First, the end of all U.S. aid to Israel, the elimination of the Jewish state, and in its stead the creation of an Islamic Palestinian state. Second, the withdrawal of all U.S. and Western military forces from the Arabian peninsula—a shift of most units from Saudi Arabia to Qatar fools no Muslims and will not cut the mustard—and all Muslim territory. Third, the end of all U.S. involvement in Afghanistan and Iraq. Fourth, the end of U.S. support for, and acquiescence in, the oppression of Muslims by the Chinese, Russian, Indian, and other governments. Fifth, restoration of full Muslim control over the Islamic world's energy resources and a return to market prices [sic], ending the impoverishment of Muslims caused by oil prices set by Arab regimes to placate the West. Sixth, the replacement of U.S.-protected Muslim regimes that do not govern according to Islam by regimes that do.
In the context of 2004, that kind of talk passed for hard-headed thinking. Scheuer aired his views first to CBS News, then on Fox News when his CBS contract lapsed. The longer he remained in the public eye, the more he emphasized one particular theme in the book that made him famous: that it was Israel and the Jews who were to blame for America's difficulties in the Islamic world. By 2008, Scheuer was arguing that “Israel Firsters” started the Iraq War. In 2009, Scheuer was sacked by the think tank at which he then worked for denouncing President Obama’s choice of Rahm Emanuel as chief of staff, damning Emanuel as “a U.S. citizen who during the 1991 Gulf War left America to serve in Israel’s military.” (Emanuel in fact worked as a civilian volunteer in Israel during the Gulf War )
In 2012, while Michael Scheuer was campaigning for Ron Paul, a commentator named “Mike’ contributed the following to a Ron Paul forum.
I think Fox television would be missing a bet if it did not create a program called “Let’s Kill U.S. Kids and Bankrupt America.” The show could feature [Gary] Bauer, Charles Krauthammer, Bill Kristol, and John Bolton explaining why America needs more and more wars and why the president is above the Constitution and can legally take the country to war without a declaration of war by Congress.
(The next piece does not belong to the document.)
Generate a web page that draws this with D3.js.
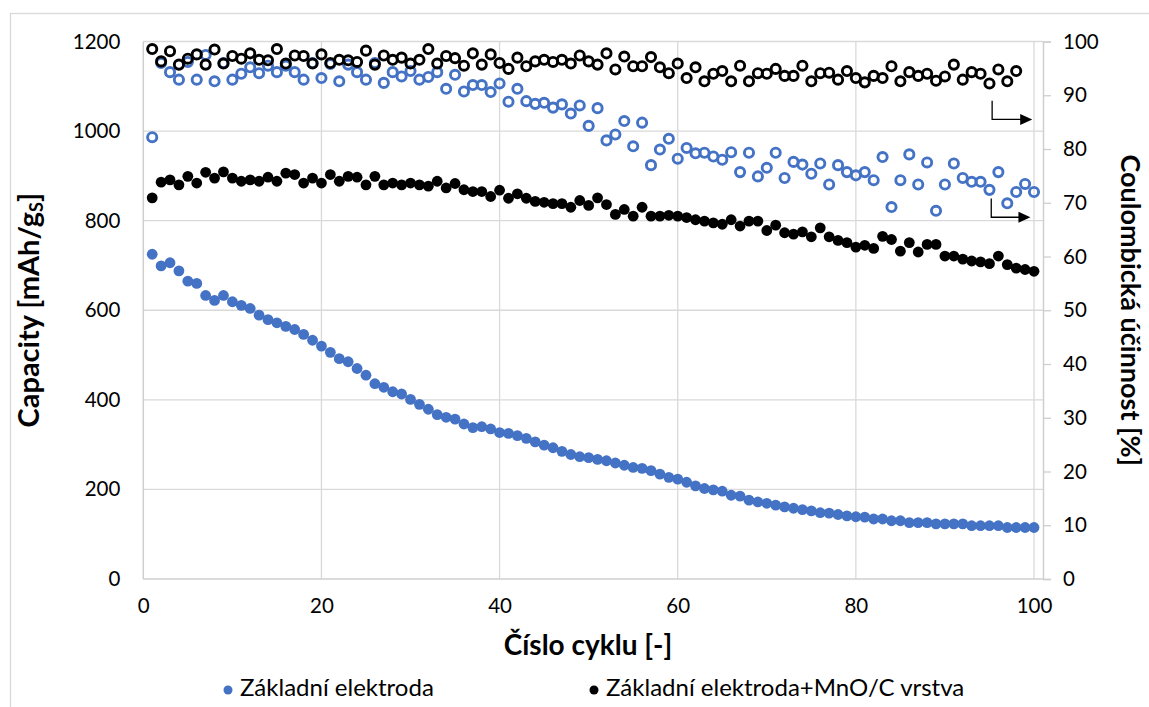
<!DOCTYPE html>
<html><head><meta charset="utf-8">
<script src="https://cdn.jsdelivr.net/npm/d3@7"></script>
<style>body{margin:0;background:#fff;} text{font-family:Lato,"Open Sans",sans-serif;fill:#000;}</style>
</head><body><svg id="c" width="1149" height="707"></svg>
<script>
const cycles = d3.range(1, 101);
const cycles98 = d3.range(1, 99);
// Capacity [mAh/gS]
const capZakladni = [725,699,706,688,665,660,633,622,633,619,611,604,589,579,572,564,557,546,533,520,
 506,492,485,470,455,436,428,418,413,401,390,379,367,361,357,346,338,340,335,327,
 325,320,314,306,299,293,285,278,273,271,267,264,259,254,249,247,242,234,227,223,
 216,208,202,199,196,187,185,176,172,169,165,161,158,155,152,148,147,144,141,139,
 138,134,134,130,130,126,126,126,123,123,123,123,119,119,119,119,115,115,115,115];
const capMnO = [851,886,891,880,899,884,908,895,909,895,888,891,888,897,888,906,903,884,895,884,
 903,888,899,897,880,899,880,884,880,884,880,877,888,873,883,869,865,865,854,868,
 850,860,850,843,841,838,838,830,845,834,851,836,814,825,810,830,810,810,812,810,
 807,802,799,795,792,802,788,799,799,778,790,773,770,775,764,784,764,756,751,741,
 745,738,765,758,732,751,730,747,747,721,721,714,710,708,704,721,702,694,691,687];
// Coulombic efficiency [%]
const ceZakladni = [82.2,96.0,94.3,92.9,96.2,92.9,97.5,92.6,96.0,92.9,94.0,95.2,94.1,95.5,94.3,95.5,94.3,92.9,96.0,93.2,
 95.8,92.6,95.7,94.3,92.9,96.0,92.3,94.3,93.5,94.5,92.9,93.4,94.3,91.2,93.8,90.7,91.9,91.9,90.6,92.2,
 88.8,91.2,88.9,88.4,88.6,87.7,88.3,86.6,88.1,84.3,87.6,81.6,82.7,85.2,80.5,84.9,77.0,79.9,81.9,78.2,
 80.2,79.2,79.3,78.6,78.0,79.4,75.7,79.3,74.9,76.5,79.3,74.6,77.6,77.1,75.4,77.3,73.4,77.0,75.7,75.1,
 75.7,74.2,78.5,69.2,74.2,79.0,73.4,77.5,68.5,73.4,77.3,74.6,73.9,73.9,72.4,75.7,69.9,72.0,73.5,72.0];
const ceMnO = [98.6,96.3,98.2,95.7,96.8,97.6,95.7,98.5,95.9,97.3,96.8,97.8,96.6,96.5,98.6,95.9,97.4,97.3,95.9,97.6,
 96.0,96.6,96.5,96.2,98.3,95.7,97.4,96.6,97.0,95.9,96.6,98.6,95.9,97.3,96.9,95.5,97.8,95.7,97.6,96.0,
 94.9,97.0,95.4,96.3,96.6,96.2,96.6,95.9,97.4,96.3,95.7,97.8,94.8,97.2,95.4,95.4,97.1,95.2,94.1,95.9,
 93.2,95.2,92.6,94.0,94.5,92.6,95.5,92.6,94.1,94.0,94.9,93.6,93.6,95.5,92.6,94.1,94.2,92.9,94.5,93.2,
 92.4,93.6,93.2,95.4,92.6,94.3,93.6,94.0,92.7,93.5,95.7,92.9,94.3,94.0,92.2,94.8,92.6,94.5];
const xTicks = [0,20,40,60,80,100];
const yTicks = [0,200,400,600,800,1000,1200];
const y2Ticks = [0,10,20,30,40,50,60,70,80,90,100];
const legendLabels = ["Základní elektroda","Základní elektroda+MnO/C vrstva"];
// arrow annotations (cycle, % on right axis)
const arrows = [{x0:95.3, yTop:89.0, yBot:85.5, x1:99.8},{x0:95.2, yTop:70.8, yBot:67.3, x1:99.6}];

const BLUE = "#4472C4", GRID = "#d9d9d9";
const svg = d3.select("#c");
const L = 143.3, R = 1034, T = 41.5, B = 579, AXR = 1043;
const x = d3.scaleLinear().domain([0,100]).range([L,R]);
const y = d3.scaleLinear().domain([0,1200]).range([B,T]);
const y2 = d3.scaleLinear().domain([0,100]).range([B,T]);

svg.append("rect").attr("x",10.5).attr("y",13.5).attr("width",1200).attr("height",800)
  .attr("fill","#fff").attr("stroke",GRID).attr("stroke-width",1.3);

// gridlines
svg.append("g").selectAll("line").data(yTicks.filter(d=>d>0)).join("line")
  .attr("x1",L).attr("x2",AXR).attr("y1",d=>y(d)).attr("y2",d=>y(d))
  .attr("stroke",GRID).attr("stroke-width",1.3);
svg.append("g").selectAll("line").data(xTicks.filter(d=>d>0)).join("line")
  .attr("x1",d=>x(d)).attr("x2",d=>x(d)).attr("y1",T).attr("y2",B)
  .attr("stroke",GRID).attr("stroke-width",1.3);
// axis lines
svg.append("line").attr("x1",L).attr("x2",L).attr("y1",T).attr("y2",B).attr("stroke","#cfcfcf").attr("stroke-width",1.5);
svg.append("line").attr("x1",L).attr("x2",AXR).attr("y1",B).attr("y2",B).attr("stroke","#cfcfcf").attr("stroke-width",1.5);

const fs = 20.5;
const gl = svg.append("g").attr("transform",`translate(${L},0)`)
  .call(d3.axisLeft(y).tickValues(yTicks).tickFormat(d3.format("d")).tickSize(0).tickPadding(23));
gl.select(".domain").remove();
gl.selectAll("text").style("font-size",fs+"px");

const gb = svg.append("g").attr("transform",`translate(0,${B})`)
  .call(d3.axisBottom(x).tickValues(xTicks).tickFormat(d3.format("d")).tickSize(0).tickPadding(19));
gb.select(".domain").remove();
gb.selectAll("text").style("font-size",fs+"px");

const gr = svg.append("g").attr("transform",`translate(${AXR},0)`)
  .call(d3.axisRight(y2).tickValues(y2Ticks).tickFormat(d3.format("d")).tickSize(8).tickPadding(12));
gr.select(".domain").attr("stroke","#cfcfcf").attr("stroke-width",1.5);
gr.selectAll(".tick line").attr("stroke","#cfcfcf").attr("stroke-width",1.3);
gr.selectAll("text").style("font-size",fs+"px");

// titles
const ty = svg.append("text").attr("transform",`translate(32,${(T+B)/2}) rotate(-90)`)
  .attr("text-anchor","middle").attr("dominant-baseline","middle")
  .style("font-size","29px").style("font-weight","bold");
ty.append("tspan").text("Capacity [mAh/g");
ty.append("tspan").text("S").style("font-size","18px").attr("dy","6");
ty.append("tspan").text("]").attr("dy","-6");
svg.append("text").attr("transform",`translate(1128,${(T+B)/2}) rotate(90)`)
  .attr("text-anchor","middle").attr("dominant-baseline","middle")
  .style("font-size","27px").style("font-weight","bold").text("Coulombická účinnost [%]");
svg.append("text").attr("x",588).attr("y",648).attr("text-anchor","middle")
  .attr("dominant-baseline","middle").style("font-size","28px").style("font-weight","bold")
  .text("Číslo cyklu [-]");

// series
svg.append("g").selectAll("circle").data(cycles).join("circle")
  .attr("cx",d=>x(d)).attr("cy",(d,i)=>y(capZakladni[i])).attr("r",5.4).attr("fill",BLUE);
svg.append("g").selectAll("circle").data(cycles).join("circle")
  .attr("cx",d=>x(d)).attr("cy",(d,i)=>y(capMnO[i])).attr("r",5.4).attr("fill","#000");
svg.append("g").selectAll("circle").data(cycles).join("circle")
  .attr("cx",d=>x(d)).attr("cy",(d,i)=>y2(ceZakladni[i])).attr("r",4.6)
  .attr("fill","none").attr("stroke",BLUE).attr("stroke-width",2.9);
svg.append("g").selectAll("circle").data(cycles98).join("circle")
  .attr("cx",d=>x(d)).attr("cy",(d,i)=>y2(ceMnO[i])).attr("r",4.6)
  .attr("fill","none").attr("stroke","#000").attr("stroke-width",2.9);

// arrows
const ga = svg.append("g");
arrows.forEach(a=>{
  ga.append("path").attr("d",`M${x(a.x0)},${y2(a.yTop)}V${y2(a.yBot)}H${x(a.x1)-10}`)
    .attr("fill","none").attr("stroke","#000").attr("stroke-width",1.3);
  const ex = x(a.x1), ey = y2(a.yBot);
  ga.append("path").attr("d",`M${ex},${ey}L${ex-12},${ey-5.5}L${ex-12},${ey+5.5}Z`).attr("fill","#000");
});

// legend
const lg = svg.append("g");
const legX = [228, 594], legC = [BLUE, "#000"];
legendLabels.forEach((t,i)=>{
  lg.append("circle").attr("cx",legX[i]).attr("cy",690).attr("r",4.5).attr("fill",legC[i]);
  lg.append("text").attr("x",legX[i]+12).attr("y",690).attr("dominant-baseline","middle")
    .style("font-size","24px").text(t);
});
</script></body></html>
In a subsequent interview with Ron Paul supporters, Scheuer confirmed that he was indeed the “Mike” who believed that his Fox colleagues wanted to kill kids and bankrupt America—and that his relationship with Fox had ended as a result.
And so, bump bump bump, all the way down.
America is a big country, and as such it contains a lot of everything, including a lot of people of intemperate, extreme, and bigoted views. In the era of modern media, these people have more opportunity to discover each other and to express themselves ever before. That’s the price of progress.
The good news is that the marketplace of ideas works. False claims (“bin Laden is hugely admired in the Islamic world”) retreat in the face of contrary evidence. Crackpots eventually reveal themselves as such, and forfeit their influence in consequence.
The bad news is that charlatans are often able to extend their influence with the influence of partisans who should know better, but who find the charlatans’ charlatanism politically convenient. Over the past five years, Democrats have become excruciatingly sensitive to Republican abuses of this kind. But there was a time, and it wasn’t so long ago, when liberal critics of the Bush foreign policy made similar common cause with a long roster of dubious characters: Karen Kwiatkowski, Juan Cole, John Mearsheimer… why it seems only yesterday that Ron Paul himself could count on a friendly hearing at MSNBC.
Partisans are seldom over-squeamish about their choice of allies. “He may be a crank/crook/bigot, but he’s an effective crank/crook/bigot"—is a line of reasoning that would have been as familiar to James Monroe as to any modern politician. Yet it is a line of reasoning with some nasty terminuses, not merely for the partisan who follows it, but for the political system as a whole. Instead of arguing over whose hands are dirtier, maybe it’s time to begin to worry about how all our hands might begin to be cleansed.